Berlin: Suppose that a company’s board is seeking a new CEO. After an agonizingly long search, its members decide to go with a newcomer to the industry, claiming that the candidate will make the firm the market leader again. And, indeed, the new CEO shows up with big plans, spending the first six months dismantling and castigating past policies and practices, sometimes without rhyme or reason.
The CEO hires “yes men,” perhaps old colleagues, friends, or even relatives. Possessing as little experience as the CEO and plenty of incentive to curry favor, they do not offer sound counsel. Even if they did, the CEO wouldn’t take their advice. Add to that a lack of transparency, together with apparent violations of business ethics and basic leadership principles, and the CEO’s credibility quickly wanes.
The company’s skilled and experienced executives soon become frustrated with the new guard, and leave within a few months. This flight fuels a broader sense of fear and uncertainty among everyone from investors to employees, which is reinforced as it becomes apparent that the CEO isn’t fulfilling promises made during the interview process.
Within six months, the company is in disarray. It becomes clear that the CEO was hired on the basis of nothing more than bluster. At that point, the board would be expected to step up and censure, if not fire, the failed CEO. If they do not move quickly enough, there is a broad cohort of whistleblowers, unions, consumer advocates, and others to give them the needed push, serving as a system of checks and balances.
Trump fancies himself America’s CEO; indeed, he won the presidency partly because he pitched himself as a successful business tycoon. So he should be held to the same standard as a CEO of a large public multinational company – a standard that is going up, owing to increased scrutiny of corporate governance practices (despite Trump’s deregulation efforts).
So far, though, that standard is not being applied. In his first six months as president, Trump has wrought far more damage than any single CEO could. He has seemingly breached every norm of his office. He has faced a constant stream of scandalous revelations regarding his inner circle’s ties with Russia. And he has produced no major legislative achievements.
In fact, every week, it seems, some new development emerges that, alone or in concert with the rest, would get a CEO fired. For example, if any CEO walked into a meeting as ill-informed and poorly briefed as Trump often is, breezily spouting empty superlatives and faulty information, they would have quickly lost respect outside the company and support within it. Just ask Elizabeth Holmes of Theranos, who attempted to build her blood-testing company on hot air and ended up losing all credibility.

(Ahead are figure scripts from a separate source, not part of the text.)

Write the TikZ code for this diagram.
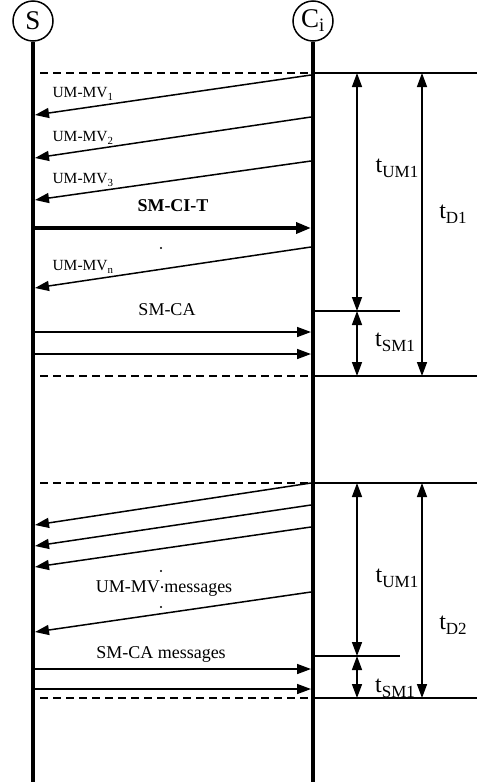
\documentclass[tikz,border=0pt]{standalone}
\usepackage{fontspec}
\setmainfont{Liberation Serif}
\usetikzlibrary{arrows.meta}

\tikzset{
  lifeline/.style={line width=3.5pt},
  msg/.style={line width=1.5pt,-{Triangle[length=14pt,width=10pt]}},
  boldmsg/.style={line width=3.5pt,-{Triangle[length=15pt,width=11pt]}},
  period/.style={line width=1.5pt,{Triangle[length=14pt,width=10pt]}-{Triangle[length=14pt,width=10pt]}},
  boundary/.style={line width=1.5pt},
  gapline/.style={line width=1.5pt,dash pattern=on 8pt off 5pt},
  msglabel/.style={font=\fontsize{15.5}{16}\selectfont},
  biglabel/.style={font=\fontsize{18}{18}\selectfont},
  dotmark/.style={circle,fill,inner sep=0pt,minimum size=2.2pt},
  party/.style={circle,draw,line width=1.5pt,minimum size=40pt,inner sep=0pt,font=\fontsize{27}{27}\selectfont}
}
\newcommand{\tlab}[1]{{\fontsize{24}{24}\selectfont t\raisebox{-5pt}{\fontsize{17}{17}\selectfont #1}}}

\begin{document}
\begin{tikzpicture}[x=1pt,y=-1pt]
\useasboundingbox (0,0) rectangle (477,782);

\node[party] (S) at (33,21) {S};
\node[party] (C) at (313,21) {C\textsubscript{i}};
\coordinate (bottom) at (0,782);
\draw[lifeline] (S.south) -- (S.south |- bottom);
\draw[lifeline] (C.south) -- (C.south |- bottom);

% first period
\draw[gapline] (40,73) -- (313,73);
\draw[boundary] (313,73) -- (477,73);
\draw[msg] (311,75) -- (35,115);
\node[msglabel,anchor=west] (um1) at (49,94) {UM-MV\textsubscript{1}};
\draw[msg] (311,117) -- (35,158);
\node[msglabel,anchor=west] (um2) at (49,138) {UM-MV\textsubscript{2}};
\draw[msg] (311,161) -- (35,200);
\node[msglabel,anchor=west] (um3) at (49,180) {UM-MV\textsubscript{3}};
\node[font=\fontsize{18}{18}\selectfont\bfseries] (cit) at (173,206) {SM-CI-T};
\draw[boldmsg] (35,228) -- (311,228);
\node[dotmark] (dot1) at (161,248) {};
\draw[msg] (311,247) -- (35,288);
\node[msglabel,anchor=west] (umn) at (49,267) {UM-MV\textsubscript{n}};
\node[biglabel] (ca) at (167,310) {SM-CA};
\draw[msg] (35,332) -- (311,332);
\draw[msg] (35,354) -- (311,354);
\draw[gapline] (40,376) -- (313,376);
\draw[boundary] (313,376) -- (477,376);
\draw[boundary] (313,311) -- (400,311);

\draw[period] (357,73) -- (357,311);
\draw[period] (357,311) -- (357,376);
\draw[period] (422,73) -- (422,376);
\node (tum1) at (397,168) {\tlab{UM1}};
\node (tsm1) at (395,342) {\tlab{SM1}};
\node (td1) at (453,214) {\tlab{D1}};

% second period
\draw[gapline] (40,483) -- (313,483);
\draw[boundary] (313,483) -- (477,483);
\draw[msg] (311,483) -- (35,525);
\draw[msg] (311,505) -- (35,546);
\draw[msg] (311,527) -- (35,567);
\node[dotmark] (dot2) at (161,571) {};
\node[biglabel] (umall) at (164,589) {UM-MV\raisebox{4pt}{.}messages};
\node[dotmark] (dot3) at (161,607) {};
\draw[msg] (311,592) -- (35,632);
\node[biglabel] (caall) at (161,654) {SM-CA messages};
\draw[msg] (35,669) -- (311,669);
\draw[msg] (35,689) -- (311,689);
\draw[gapline] (40,698) -- (313,698);
\draw[boundary] (313,698) -- (477,698);
\draw[boundary] (313,656) -- (400,656);

\draw[period] (357,483) -- (357,656);
\draw[period] (357,656) -- (357,698);
\draw[period] (422,483) -- (422,698);
\node (tum2) at (397,578) {\tlab{UM1}};
\node (tsm2) at (395,688) {\tlab{SM1}};
\node (td2) at (453,625) {\tlab{D2}};
\end{tikzpicture}
\end{document}
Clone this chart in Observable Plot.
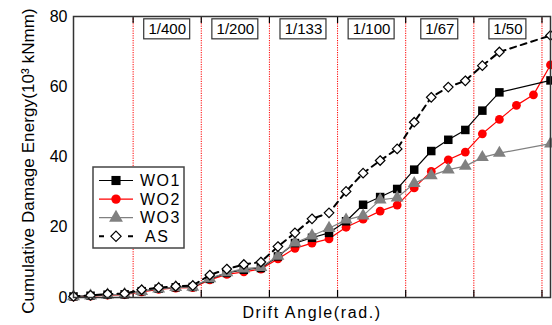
<!DOCTYPE html>
<html><head><meta charset="utf-8">
<script src="https://cdn.jsdelivr.net/npm/d3@7"></script>
<script src="https://cdn.jsdelivr.net/npm/@observablehq/plot@0.6"></script>
<style>
body{margin:0;background:#fff;}
#chart{width:552px;height:325px;}
.xlab text{letter-spacing:1.6px;}
.ylab text{letter-spacing:0.1px;}
</style></head><body><div id="chart"></div>
<script>
// loading steps (x index), 0..28
const steps = d3.range(29);
const wo1 = [0.3,0.5,0.8,0.9,1.8,2.5,2.9,3.0,5.3,7.0,7.9,8.4,11.7,15.5,17.0,18.4,21.7,26.4,28.6,30.9,36.4,41.7,44.9,47.7,53.2,58.4,null,null,61.8];
const wo2 = [0.2,0.4,0.7,0.8,1.6,2.3,2.7,2.8,5.0,6.6,7.3,8.1,11.0,14.0,15.5,16.7,20.0,22.3,24.6,26.3,31.2,35.9,39.2,41.4,46.6,50.7,54.7,57.7,66.2];
const wo3 = [0.3,0.5,0.8,0.9,1.8,2.5,2.9,3.0,5.4,7.1,8.2,8.6,11.8,15.6,17.6,19.7,22.1,23.3,27.8,28.4,32.5,34.7,36.4,37.4,39.9,41.1,null,null,43.8];
const as  = [0.3,0.6,1.0,1.1,2.2,2.8,3.2,3.4,6.4,8.1,9.4,10.1,14.5,18.4,22.4,24.1,30.2,35.4,39.0,42.3,49.9,57.0,59.9,61.7,66.0,69.9,null,null,74.6];
// drift angle boundaries (between steps) and labels
const boundaries = [3.5,7.5,11.5,15.5,19.5,23.5,27.5];
const driftLabels = ["1/400","1/200","1/133","1/100","1/67","1/50"];
const yTicks = [0,20,40,60,80];
const yLabel = "Cumulative Damage Energy(10³ kNmm)";
const xLabel = "Drift Angle(rad.)";

const seriesNames = ["WO1","WO2","WO3","AS"];
const seriesValues = [wo1, wo2, wo3, as];
const style = {
  WO1:{stroke:"#000", fill:"#000", symbol:"square", r:4.8, dash:null, width:1.2},
  WO2:{stroke:"#ff0000", fill:"#ff0000", symbol:"circle", r:4.4, dash:null, width:1.2},
  WO3:{stroke:"#808080", fill:"#808080", symbol:"triangle", r:4.8, dash:null, width:1.2},
  AS:{stroke:"#000", fill:"#fff", symbol:"diamond2", r:4.3, dash:"6,5", width:2}
};
const rows = name => {
  const arr = seriesValues[seriesNames.indexOf(name)];
  return steps.map((s,i)=>({step:s, value:arr[i]})).filter(d=>d.value!=null);
};
const drawOrder = ["WO2","WO1","WO3","AS"];
const seriesMarks = drawOrder.flatMap(n => {
  const st = style[n];
  const d = rows(n);
  return [
    Plot.line(d, {x:"step", y:"value", stroke:st.stroke, strokeWidth:st.width, strokeDasharray:st.dash}),
    Plot.dot(d, {x:"step", y:"value", symbol:()=>st.symbol, r:st.r, fill:st.fill,
      stroke: n==="AS" ? "#000" : "none", strokeWidth:1.2})
  ];
});
const labelData = driftLabels.map((t,i)=>({text:t, x:(boundaries[i]+boundaries[i+1])/2, half:(t.length*9+1)/2/17.05}));
const labelBand = [73.5, 79.2];

const W = 552, H = 325, mL = 73, mR = 2, mT = 16, mB = 28;
const chart = Plot.plot({
  width:W, height:H, marginLeft:mL, marginRight:mR, marginTop:mT, marginBottom:mB,
  x:{domain:[0,28], axis:null},
  y:{domain:[0,80], axis:null},
  style:{fontFamily:"'Liberation Sans', Arial, sans-serif", fontSize:"15px", color:"#000", background:"#fff", overflow:"visible"},
  marks:[
    Plot.ruleX(boundaries, {stroke:"#ff0000", strokeDasharray:"1.2,1.2", strokeWidth:1}),
    Plot.ruleX(boundaries, {y1:0, y2:2, stroke:"#000", strokeWidth:1.2}),
    Plot.ruleX(boundaries, {y1:78, y2:80, stroke:"#000", strokeWidth:1.2}),
    Plot.rect(labelData, {x1:d=>d.x-d.half, x2:d=>d.x+d.half, y1:labelBand[0], y2:labelBand[1], fill:"#fff", stroke:"#333", strokeWidth:1.2}),
    Plot.text(labelData, {x:"x", y:(labelBand[0]+labelBand[1])/2, text:"text", fontSize:15}),
    ...seriesMarks,
    Plot.frame({stroke:"#333", strokeWidth:1.5}),
    Plot.axisY({ticks:yTicks, tickSize:0, tickPadding:6, label:null, fontSize:16}),
    Plot.text([yLabel], {frameAnchor:"left", textAnchor:"middle", rotate:-90, dx:-45, dy:4, fontSize:17, className:"ylab"}),
    Plot.text([xLabel], {frameAnchor:"bottom", textAnchor:"middle", dy:20, fontSize:16, className:"xlab"})
  ]
});
document.getElementById("chart").appendChild(chart);

// legend inside the plot area
const svg = d3.select(chart);
const lg = svg.append("g").attr("transform", `translate(${mL+20},${mT+151})`)
  .attr("font-family","'Liberation Sans', Arial, sans-serif").attr("text-anchor","start");
lg.append("rect").attr("x",0).attr("y",0).attr("width",91).attr("height",81).attr("fill","#fff").attr("stroke","#444").attr("stroke-width",1.5);
const symMap = {square:d3.symbolSquare, circle:d3.symbolCircle, triangle:d3.symbolTriangle, diamond2:d3.symbolDiamond2};
seriesNames.forEach((n,i)=>{
  const st = style[n];
  const y = 13.5 + i*18.6;
  const g = lg.append("g").attr("transform",`translate(0,${y})`);
  g.append("line").attr("x1",6).attr("x2",40).attr("y1",0).attr("y2",0)
    .attr("stroke",st.stroke).attr("stroke-width",st.width)
    .attr("stroke-dasharray", n==="AS" ? "5,24" : null);
  g.append("path").attr("transform","translate(23,0)")
    .attr("d", d3.symbol(symMap[st.symbol], Math.PI*st.r*st.r*1.15)())
    .attr("fill", st.fill).attr("stroke", n==="AS" ? "#000" : "none").attr("stroke-width",1.2);
  g.append("text").attr("x", n==="AS" ? 52 : 47).attr("y",0).attr("dy","0.36em")
    .attr("text-anchor","start").attr("font-size",16).attr("letter-spacing","1.5px").text(n);
});
</script></body></html>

In business, the emperor is quickly told the truth about his new clothes – unless, that is, it is a family business of the sort that Trump ran and frequently bankrupted. The Trump administration is just such a “business,” which means that its senior employees have no alternative but to resign in the face poor (or even law-defying) management. White House press secretary Sean Spicer was the first to throw in the towel – after barely six months on the job. He won’t be the last.
Moreover, the old boys’ club is giving way to an environment of greater accountability in business. Gone are the days when CEOs could disrespect female colleagues and contacts with impunity. Yet, as with the appalling comments he made before becoming president, Trump has recently gotten away with insulting an Irish reporter (by interrupting a call with Ireland’s prime minister to discuss her appearance) and the wife of France’s president, on whose physique he commented.
Such comments are not just profoundly inappropriate; they also demonstrate incredibly poor judgment. In the business world, a pattern like this would be noted, and eventually the company would be forced to take action. If the CEO of American Apparel couldn’t get away with such harassment, why should the president of the United States?
Likewise, why should Trump be able to play fast and loose with people’s health and wellbeing, attempting to bully his own colleagues in Congress to agree to a health-care bill that would take away coverage from millions? When Martin Shkreli, the former CEO of Turing Pharmaceuticals, hiked the price of the toxoplasmosis drug Daraprim – a lifesaving treatment for AIDS patients – from $13.50 per tablet to $750, his reputation tanked. He resigned in the wake of allegations that he appropriated company funds for personal use at previous companies where he worked. Shkreli now spends many of his days in court.
By contrast, Trump remains safe in his position as president, partly owing to the seemingly bottomless loyalty of many of his supporters. During the campaign, he proclaimed that even if he stood in the middle of Manhattan’s Fifth Avenue and shot somebody, he wouldn’t lose any voters. And, for once, his claim wasn’t mere bluster: a recent poll indicated that 45% of Trump voters would still support him if he shot someone.
But Trump’s overall approval rating has fallen substantially, reaching lows that only two previous presidents have touched in the first six months in office. That means that there is a more fundamental problem at play: America’s system of checks and balances has so far failed to work as effectively as the US – and the world – needs it to.
Corporate governance is becoming stricter, based on a growing recognition of companies’ responsibility to ensure safe working environments, bar child labor, prevent environmental destruction, and end other damaging practices. Political governance should move in the same direction.
Trump is proud to be a businessman. So let’s treat him like one and part company.